╔══
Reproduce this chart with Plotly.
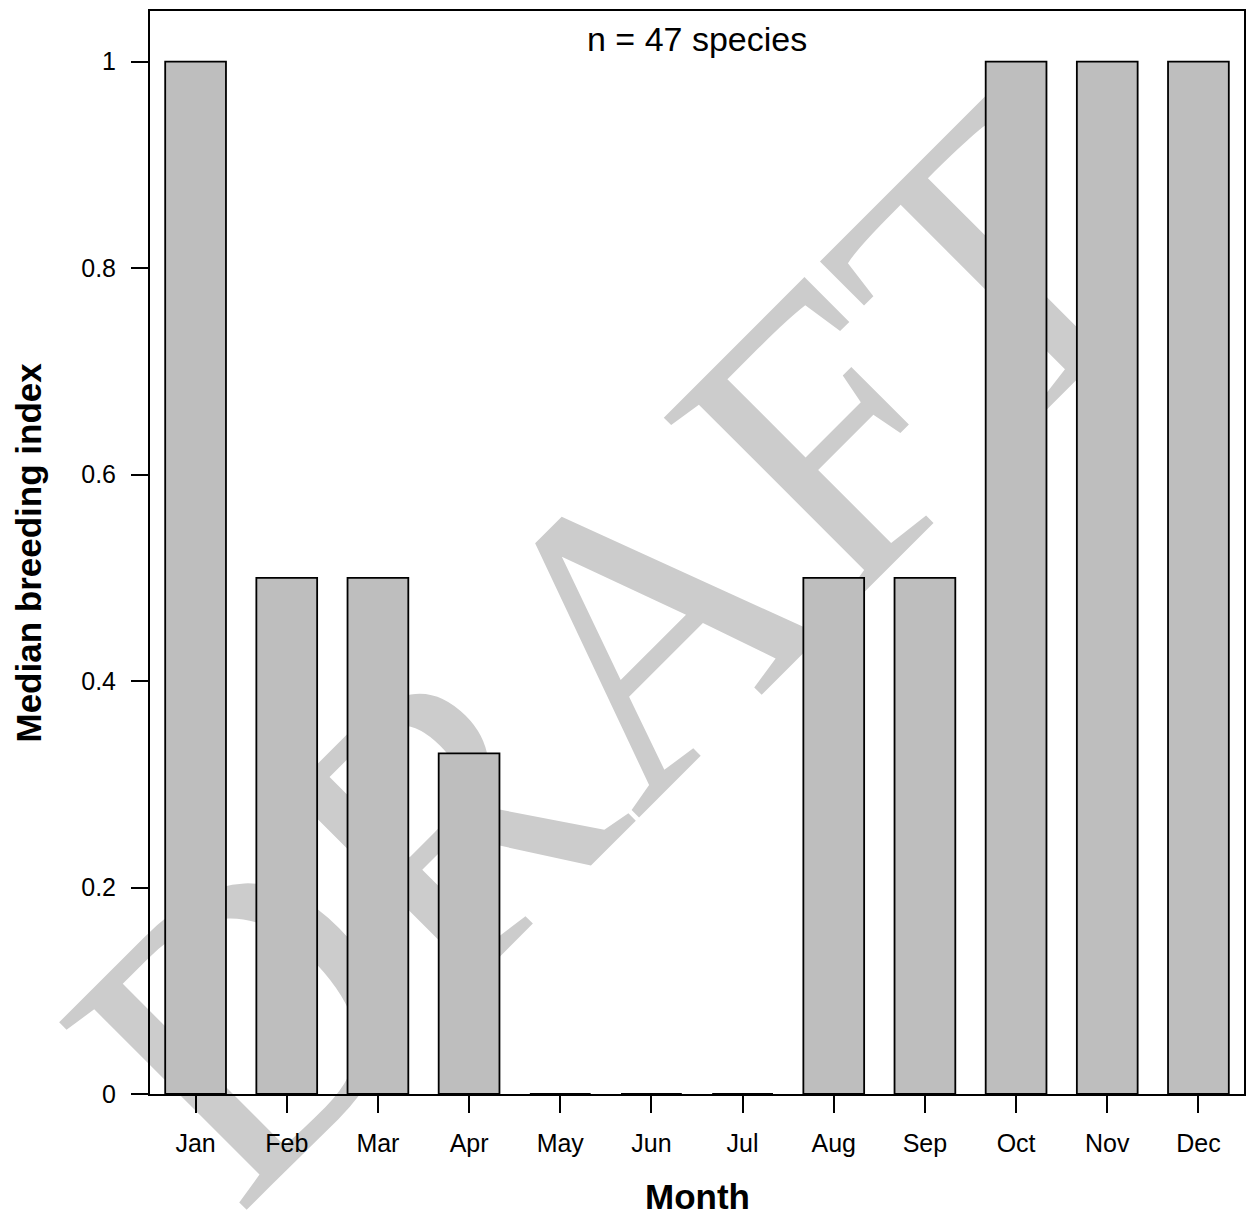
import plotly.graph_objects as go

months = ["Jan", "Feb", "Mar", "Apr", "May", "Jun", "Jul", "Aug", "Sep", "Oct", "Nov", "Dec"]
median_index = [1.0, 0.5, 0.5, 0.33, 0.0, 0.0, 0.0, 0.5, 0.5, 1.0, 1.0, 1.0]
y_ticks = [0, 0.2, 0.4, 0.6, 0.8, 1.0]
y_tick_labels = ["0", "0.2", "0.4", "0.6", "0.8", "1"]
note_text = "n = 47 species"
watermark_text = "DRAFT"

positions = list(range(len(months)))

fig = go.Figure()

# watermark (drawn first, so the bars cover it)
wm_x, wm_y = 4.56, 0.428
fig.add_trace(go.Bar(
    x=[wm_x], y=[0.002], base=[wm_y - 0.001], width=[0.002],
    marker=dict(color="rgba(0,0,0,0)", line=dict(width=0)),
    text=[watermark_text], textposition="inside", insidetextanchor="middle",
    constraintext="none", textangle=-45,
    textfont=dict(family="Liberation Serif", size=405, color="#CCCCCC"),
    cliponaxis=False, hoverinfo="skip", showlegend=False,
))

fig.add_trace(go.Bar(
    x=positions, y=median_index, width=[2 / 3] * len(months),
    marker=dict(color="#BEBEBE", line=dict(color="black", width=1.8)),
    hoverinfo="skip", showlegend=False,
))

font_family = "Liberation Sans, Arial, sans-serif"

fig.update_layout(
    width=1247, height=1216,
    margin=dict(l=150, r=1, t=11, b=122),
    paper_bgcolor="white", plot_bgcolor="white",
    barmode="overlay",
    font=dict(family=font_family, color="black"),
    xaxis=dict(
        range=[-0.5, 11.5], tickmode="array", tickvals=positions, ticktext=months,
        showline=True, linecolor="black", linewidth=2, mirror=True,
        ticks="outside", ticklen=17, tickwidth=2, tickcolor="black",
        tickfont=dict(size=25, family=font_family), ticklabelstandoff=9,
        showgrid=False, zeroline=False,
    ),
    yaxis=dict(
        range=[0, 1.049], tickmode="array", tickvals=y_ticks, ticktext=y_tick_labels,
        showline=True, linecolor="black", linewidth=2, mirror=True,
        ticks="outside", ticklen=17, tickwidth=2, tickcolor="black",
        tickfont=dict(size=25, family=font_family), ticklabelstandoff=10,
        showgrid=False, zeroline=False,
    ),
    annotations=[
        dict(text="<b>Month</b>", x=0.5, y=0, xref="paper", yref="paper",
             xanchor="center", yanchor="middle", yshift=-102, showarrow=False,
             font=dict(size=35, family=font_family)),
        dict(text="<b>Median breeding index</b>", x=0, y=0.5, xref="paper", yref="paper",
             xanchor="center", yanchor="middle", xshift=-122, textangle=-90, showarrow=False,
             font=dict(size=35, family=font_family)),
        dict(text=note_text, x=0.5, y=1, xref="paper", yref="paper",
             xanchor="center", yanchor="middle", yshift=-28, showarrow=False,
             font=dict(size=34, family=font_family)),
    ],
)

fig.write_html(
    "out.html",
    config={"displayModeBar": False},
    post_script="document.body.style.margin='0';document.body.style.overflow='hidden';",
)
╚══
Brief:
Give an exact reproduction of every line, leaving out any picture.

Final result:
Reproduce this chart with Plotly.
import plotly.graph_objects as go

months = ["Jan", "Feb", "Mar", "Apr", "May", "Jun", "Jul", "Aug", "Sep", "Oct", "Nov", "Dec"]
median_index = [1.0, 0.5, 0.5, 0.33, 0.0, 0.0, 0.0, 0.5, 0.5, 1.0, 1.0, 1.0]
y_ticks = [0, 0.2, 0.4, 0.6, 0.8, 1.0]
y_tick_labels = ["0", "0.2", "0.4", "0.6", "0.8", "1"]
note_text = "n = 47 species"
watermark_text = "DRAFT"

positions = list(range(len(months)))

fig = go.Figure()

# watermark (drawn first, so the bars cover it)
wm_x, wm_y = 4.56, 0.428
fig.add_trace(go.Bar(
    x=[wm_x], y=[0.002], base=[wm_y - 0.001], width=[0.002],
    marker=dict(color="rgba(0,0,0,0)", line=dict(width=0)),
    text=[watermark_text], textposition="inside", insidetextanchor="middle",
    constraintext="none", textangle=-45,
    textfont=dict(family="Liberation Serif", size=405, color="#CCCCCC"),
    cliponaxis=False, hoverinfo="skip", showlegend=False,
))

fig.add_trace(go.Bar(
    x=positions, y=median_index, width=[2 / 3] * len(months),
    marker=dict(color="#BEBEBE", line=dict(color="black", width=1.8)),
    hoverinfo="skip", showlegend=False,
))

font_family = "Liberation Sans, Arial, sans-serif"

fig.update_layout(
    width=1247, height=1216,
    margin=dict(l=150, r=1, t=11, b=122),
    paper_bgcolor="white", plot_bgcolor="white",
    barmode="overlay",
    font=dict(family=font_family, color="black"),
    xaxis=dict(
        range=[-0.5, 11.5], tickmode="array", tickvals=positions, ticktext=months,
        showline=True, linecolor="black", linewidth=2, mirror=True,
        ticks="outside", ticklen=17, tickwidth=2, tickcolor="black",
        tickfont=dict(size=25, family=font_family), ticklabelstandoff=9,
        showgrid=False, zeroline=False,
    ),
    yaxis=dict(
        range=[0, 1.049], tickmode="array", tickvals=y_ticks, ticktext=y_tick_labels,
        showline=True, linecolor="black", linewidth=2, mirror=True,
        ticks="outside", ticklen=17, tickwidth=2, tickcolor="black",
        tickfont=dict(size=25, family=font_family), ticklabelstandoff=10,
        showgrid=False, zeroline=False,
    ),
    annotations=[
        dict(text="<b>Month</b>", x=0.5, y=0, xref="paper", yref="paper",
             xanchor="center", yanchor="middle", yshift=-102, showarrow=False,
             font=dict(size=35, family=font_family)),
        dict(text="<b>Median breeding index</b>", x=0, y=0.5, xref="paper", yref="paper",
             xanchor="center", yanchor="middle", xshift=-122, textangle=-90, showarrow=False,
             font=dict(size=35, family=font_family)),
        dict(text=note_text, x=0.5, y=1, xref="paper", yref="paper",
             xanchor="center", yanchor="middle", yshift=-28, showarrow=False,
             font=dict(size=34, family=font_family)),
    ],
)

fig.write_html(
    "out.html",
    config={"displayModeBar": False},
    post_script="document.body.style.margin='0';document.body.style.overflow='hidden';",
)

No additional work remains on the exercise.